Few seasons in recent memory captured the attention of baseball fans in America like 1998, when Mark McGwire and Sammy Sosa embarked on a chase for the single-season home run record of 61 that was set by Roger Maris 37 years prior.
ESPN's new 30 for 30 film "Long Gone Summer," which airs Sunday, June 14, at 9 p.m. ET, looks back at the twists and turns of the 1998 season -- its exhilarating highlights, massive impact and lasting complications -- including in-depth interviews with McGwire and Sosa talking at length for the first time in more than two decades.

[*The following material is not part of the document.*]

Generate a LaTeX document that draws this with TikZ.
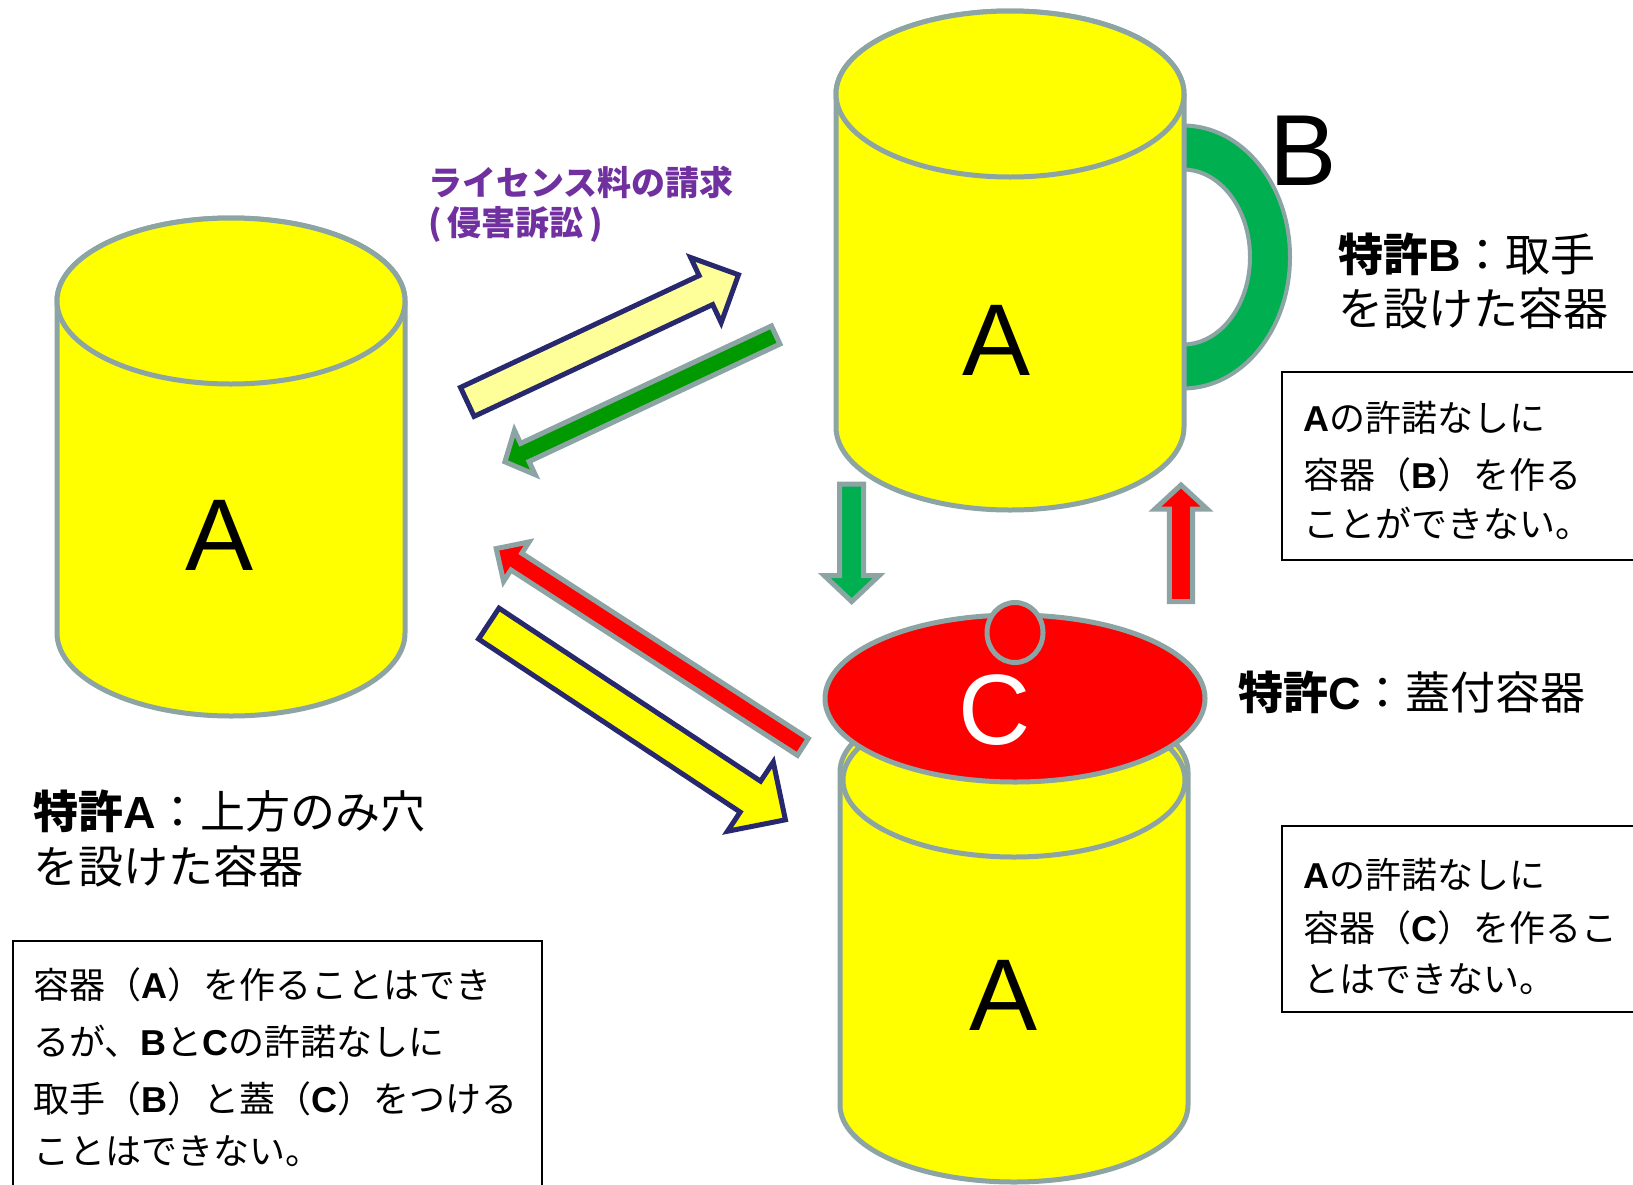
\documentclass[tikz,border=0pt]{standalone}
\usepackage{fontspec}
\setmainfont{Noto Sans CJK JP}
\newfontfamily\arialf{Liberation Sans}
\usetikzlibrary{calc}

\definecolor{cylY}{RGB}{255,255,0}
\definecolor{edgeG}{RGB}{140,164,164}
\definecolor{handleG}{RGB}{0,176,80}
\definecolor{diagG}{RGB}{0,153,0}
\definecolor{lidR}{RGB}{255,0,0}
\definecolor{paleY}{RGB}{255,255,153}
\definecolor{navyE}{RGB}{40,40,110}
\definecolor{purp}{RGB}{112,48,160}

% bold Latin letter inside Japanese text
\newcommand\LatB[1]{{\arialf\bfseries #1}}

% cylinder body: #1 cx, #2 top cy, #3 bottom cy, #4 rx, #5 ry
\newcommand\cylbody[5]{%
  \filldraw[cyl] (#1-#4,#2) -- (#1-#4,#3)
    arc[start angle=180, end angle=0, x radius=#4, y radius=#5]
    -- (#1+#4,#2)
    arc[start angle=0, end angle=-180, x radius=#4, y radius=#5] -- cycle;}
% cylinder top: #1 cx, #2 cy, #3 rx, #4 ry
\newcommand\cyltop[4]{%
  \filldraw[cyl] (#1,#2) ellipse[x radius=#3, y radius=#4];}

% block arrow: #1 style, #2 tail, #3 tip, #4 half shaft, #5 half head, #6 head length, #7 head-base name
\newcommand\blockarrow[7]{%
  \coordinate (#7) at ($(#3)!#6pt!(#2)$);
  \filldraw[#1] ($(#2)!#4pt!90:(#3)$) -- ($(#7)!#4pt!90:(#3)$)
    -- ($(#7)!#5pt!90:(#3)$) -- (#3) -- ($(#7)!#5pt!-90:(#3)$)
    -- ($(#7)!#4pt!-90:(#3)$) -- ($(#2)!#4pt!-90:(#3)$) -- cycle;}

\begin{document}
\begin{tikzpicture}[x=1pt,y=-1pt,
  edge/.style={draw=edgeG, line width=5pt},
  cyl/.style={edge, fill=cylY},
  boxline/.style={draw=black, line width=2pt},
  t45/.style={inner sep=0pt, anchor=base west, font=\fontsize{45}{50}\selectfont},
  t36/.style={inner sep=0pt, anchor=base west, font=\fontsize{36}{40}\selectfont},
  tpurple/.style={inner sep=0pt, anchor=base west, text=purp, font=\fontsize{34}{38}\selectfont\bfseries},
  big/.style={inner sep=0pt, font=\arialf\fontsize{102}{102}\selectfont},
  navyarrow/.style={draw=navyE, line width=5pt},
  grayarrow/.style={draw=edgeG, line width=5pt},
]
\useasboundingbox (0,0) rectangle (1633,1184);
\fill[white] (0,0) rectangle (1633,1184);
\clip (0,0) rectangle (1633,1184);

% handle of container B (behind the body)
\filldraw[draw=edgeG, line width=4pt, fill=handleG]
  (1183,125.5) arc[start angle=-90, end angle=90, x radius=107, y radius=131.5]
  -- (1183,344.5) arc[start angle=90, end angle=-90, x radius=67, y radius=87.5] -- cycle;

% container B (top)
\cylbody{1010}{94}{427}{174}{83}
\cyltop{1010}{94}{174}{83}
% container A (left)
\cylbody{231}{301}{633}{174}{83}
\cyltop{231}{301}{174}{83}
% container C (bottom) with lid
\cylbody{1014}{772}{1105}{174}{77}
\cyltop{1014}{780}{171}{77}
\filldraw[edge, fill=lidR] (1015,698.5) ellipse[x radius=190, y radius=83.5];
\filldraw[edge, fill=lidR] (1015,632.5) ellipse[x radius=28, y radius=30];

% letters on the containers
\node[big] (cA) at (220,535) {A};
\node[big] (cB) at (997,340) {A};
\node[big] (cC) at (1004,995) {A};
\node[big, font=\arialf\fontsize{101}{101}\selectfont] (hB) at (1303,151) {B};
\node[big, text=white, font=\arialf\fontsize{100}{100}\selectfont] (lC) at (995,710) {C};

% arrow end points
\coordinate (a1t) at (467.3,401.9);  \coordinate (a1p) at (738.5,274.8);
\coordinate (a2t) at (775.7,335);    \coordinate (a2p) at (504.9,461.8);
\coordinate (a3t) at (802.9,746.9);  \coordinate (a3p) at (496.2,548.6);
\coordinate (a4t) at (488.8,623.6);  \coordinate (a4p) at (785.4,819.8);
\coordinate (a5t) at (851.7,484.2);  \coordinate (a5p) at (851.7,601.5);
\coordinate (a6t) at (1181,601.5);   \coordinate (a6p) at (1181,485);

\blockarrow{navyarrow, fill=paleY}{a1t}{a1p}{16}{36}{36}{a1h}
\blockarrow{grayarrow, fill=diagG}{a2t}{a2p}{10}{24.5}{22}{a2h}
\blockarrow{grayarrow, fill=lidR}{a3t}{a3p}{10}{23.5}{24}{a3h}
\blockarrow{navyarrow, fill=cylY}{a4t}{a4p}{18.5}{41.5}{42}{a4h}
\blockarrow{grayarrow, fill=handleG}{a5t}{a5p}{12}{27.5}{26}{a5h}
\blockarrow{grayarrow, fill=lidR}{a6t}{a6p}{11.7}{26}{24}{a6h}

% claim request label
\node[tpurple] (req1) at (428,195) {ライセンス料の請求};
\node[tpurple] (req2) at (428,235) {(\kern6pt侵害訴訟\kern6pt)};

% patent labels
\node[t45] (pA1) at (33,828) {\textbf{特許\LatB{A}}：上方のみ穴};
\node[t45] (pA2) at (33,883) {を設けた容器};
\node[t45] (pB1) at (1338,271) {\textbf{特許\LatB{B}}：取手};
\node[t45] (pB2) at (1338,325) {を設けた容器};
\node[t45] (pC1) at (1238,709) {\textbf{特許\LatB{C}}：蓋付容器};

% explanation boxes
\draw[boxline] (12.5,940.5) rectangle (541.6,1200);
\node[t36] (xA1) at (33,998) {容器（\LatB{A}）を作ることはでき};
\node[t36] (xA2) at (33,1055) {るが、\LatB{B}と\LatB{C}の許諾なしに};
\node[t36] (xA3) at (33,1112) {取手（\LatB{B}）と蓋（\LatB{C}）をつける};
\node[t36] (xA4) at (33,1164) {ことはできない。};

\draw[boxline] (1281.5,372) rectangle (1650,559.5);
\node[t36] (xB1) at (1303,431) {\LatB{A}の許諾なしに};
\node[t36] (xB2) at (1303,488) {容器（\LatB{B}）を作る};
\node[t36] (xB3) at (1303,537) {ことができない。};

\draw[boxline] (1281.5,826) rectangle (1650,1011.5);
\node[t36] (xC1) at (1303,888) {\LatB{A}の許諾なしに};
\node[t36] (xC2) at (1303,941) {容器（\LatB{C}）を作るこ};
\node[t36] (xC3) at (1303,992) {とはできない。};
\end{tikzpicture}
\end{document}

Entering the season, the sport was still stinging from the labor battles that had cut the 1994 campaign short and forced the cancellation of the World Series. But when McGwire, who had hit 58 home runs in 1997, got off to a torrid start in '98, and was joined on the home run leaderboard that June by the red-hot Sosa, the country became enthralled, desperate for updates. The race for 61 was on.
Both players would shatter the mark, with McGwire reaching 70 homers on the last weekend of the season. But when the rampant use of performance-enhancing drugs throughout the game came to light in the years that followed, the thrill was gone. Or was it? The PEDs might have cheapened the accomplishment, but the excitement at the time of the chase was real and undeniable.